The Labor Department reported Thursday that the number of Americans filing new claims for jobless benefits fell to a 17-month low last week, but gains in the jobs market also helps nudge the Fed towards exiting an unprecedented stimulus effort that has driven stocks to all-time highs. read more
“Progress in the labor market is the missing piece of the puzzle for the Fed to set into motion. So while less people filing for unemployment is for sure a positive, especially in the face of rising Delta fears, there may be some trepidation as investors consider how this fits into the Fed’s plan of action,” said Mike Loewengart, managing director of investment strategy at E*TRADE Financial.
The focus now shifts to the Fed’s annual research conference in Jackson Hole, Wyoming, next week where central bankers from around the globe gather and Fed chair Jerome Powell is due to give a speech which will be scoured for clues on the central bank’s next steps.
SAFE HAVENS SHINE
Meanwhile the dash to safe haven assets helped U.S. Treasury yields cling to recent lows, with benchmark 10-year yields at 1.24% .

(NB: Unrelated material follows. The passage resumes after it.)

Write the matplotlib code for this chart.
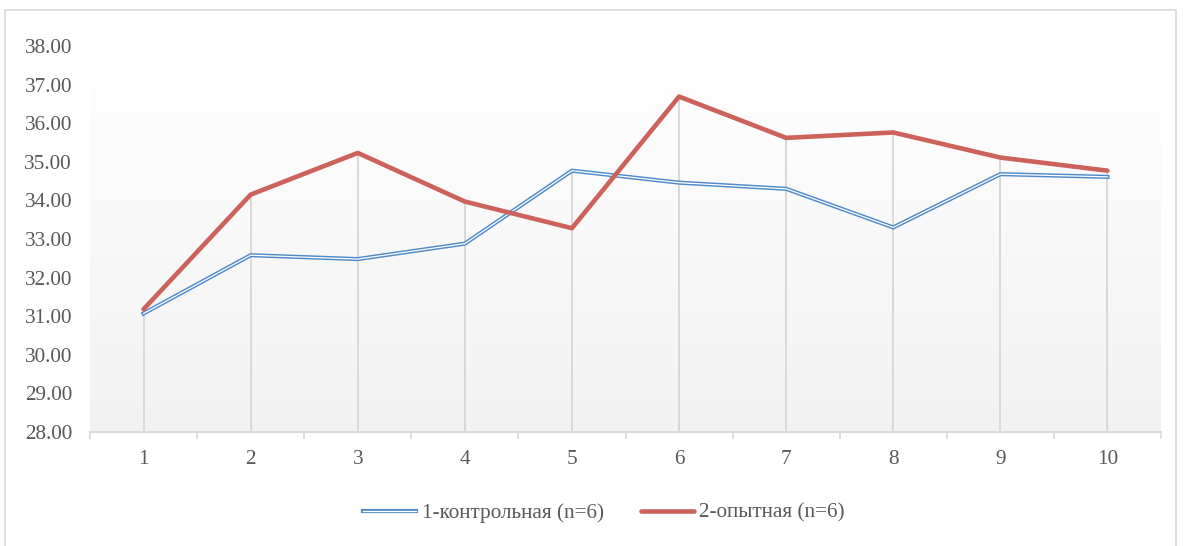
import numpy as np
import matplotlib.pyplot as plt
from matplotlib.patches import Rectangle
from matplotlib.lines import Line2D

plt.rcParams['font.family'] = ['Liberation Serif', 'DejaVu Serif']

# Data
categories = [1, 2, 3, 4, 5, 6, 7, 8, 9, 10]
control = [31.07, 32.58, 32.48, 32.88, 34.77, 34.46, 34.30, 33.30, 34.68, 34.61]
experimental = [31.18, 34.15, 35.23, 33.97, 33.28, 36.69, 35.62, 35.76, 35.11, 34.77]
y_ticks = [28, 29, 30, 31, 32, 33, 34, 35, 36, 37, 38]

label_control = "1-контрольная (n=6)"
label_exp = "2-опытная (n=6)"

TEXT = '#595959'
BLUE = '#4f8bc9'
RED = '#cc625a'
GRID = '#d9d9d9'
FS = 15.3

W, H = 1183, 546
fig = plt.figure(figsize=(W / 100, H / 100), dpi=100)

# chart frame
fig.patches.append(Rectangle((5 / W, -0.05), (1176 - 5) / W, 1.05 - 10 / H,
                             transform=fig.transFigure, fill=False,
                             edgecolor='#d9d9d9', linewidth=1.2))

ax = fig.add_axes([90 / W, 1 - 432 / H, (1161 - 90) / W, (432 - 46) / H])
x = np.arange(len(categories))
ax.set_xlim(-0.5, len(categories) - 0.5)
ax.set_ylim(28, 38)

# vertical gradient in plot area
grad = np.linspace(1.0, 0.0, 256).reshape(-1, 1)
top_c = np.array([1.0, 1.0, 1.0])
bot_c = np.array([0.949, 0.949, 0.949])
img = top_c * grad[..., None] + bot_c * (1 - grad[..., None])
ax.imshow(img, extent=[-0.5, len(categories) - 0.5, 28, 37.7], aspect='auto',
          zorder=0, interpolation='bicubic')

# drop lines
tops = np.maximum(control, experimental)
ax.vlines(x, 28, tops, color=GRID, linewidth=1.4, zorder=1)

# control: double line (thick blue with white core)
ax.plot(x, control, color=BLUE, linewidth=3.0, zorder=3, solid_joinstyle='miter')
ax.plot(x, control, color='white', linewidth=0.9, zorder=4, solid_joinstyle='miter')
# experimental
ax.plot(x, experimental, color=RED, linewidth=3.3, zorder=5, solid_joinstyle='round',
        solid_capstyle='round')

for s in ['left', 'right', 'top']:
    ax.spines[s].set_visible(False)
ax.spines['bottom'].set_color(GRID)
ax.spines['bottom'].set_linewidth(1.4)

ax.set_yticks(y_ticks)
ax.set_yticklabels([f"{v:.2f}" for v in y_ticks])
ax.tick_params(axis='y', length=0, pad=13, labelsize=FS, labelcolor=TEXT)

ax.set_xticks(x)
ax.set_xticklabels([str(c) for c in categories])
ax.set_xticks(np.arange(-0.5, len(categories)), minor=True)
ax.tick_params(axis='x', which='major', length=0, pad=13, labelsize=FS, labelcolor=TEXT)
ax.tick_params(axis='x', which='minor', length=5, width=1.2, color=GRID)

h_ctrl = (Line2D([], [], color=BLUE, linewidth=3.0), Line2D([], [], color='white', linewidth=0.9))
h_exp = Line2D([], [], color=RED, linewidth=3.3, solid_capstyle='round')
fig.legend([h_ctrl, h_exp], [label_control, label_exp], loc='center',
           bbox_to_anchor=(604 / W, 1 - 513 / H), ncol=2, frameon=False,
           fontsize=FS, labelcolor=TEXT, handlelength=2.5, handletextpad=0.25,
           columnspacing=1.75)

fig.savefig('out.png', dpi=100)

Frayed nerves supported the dollar, which was up 0.1% to $1.16975 per euro after touching its highest since November 2020. The dollar index was up 0.1% after earlier trading at its highest since November 2020.
The CBOE Volatility index (.VIX), also known as Wall Street’s fear gauge, was up 1.76%.
Oil prices fell for a sixth day in their longest losing streak since February 2020, with Brent crude dropping 2.68% to trade at $66.48 a barrel and U.S. crude slipping 2.84% to trade at $63.58.
Spot gold prices last were down 0.24% to $1,783.30 an ounce.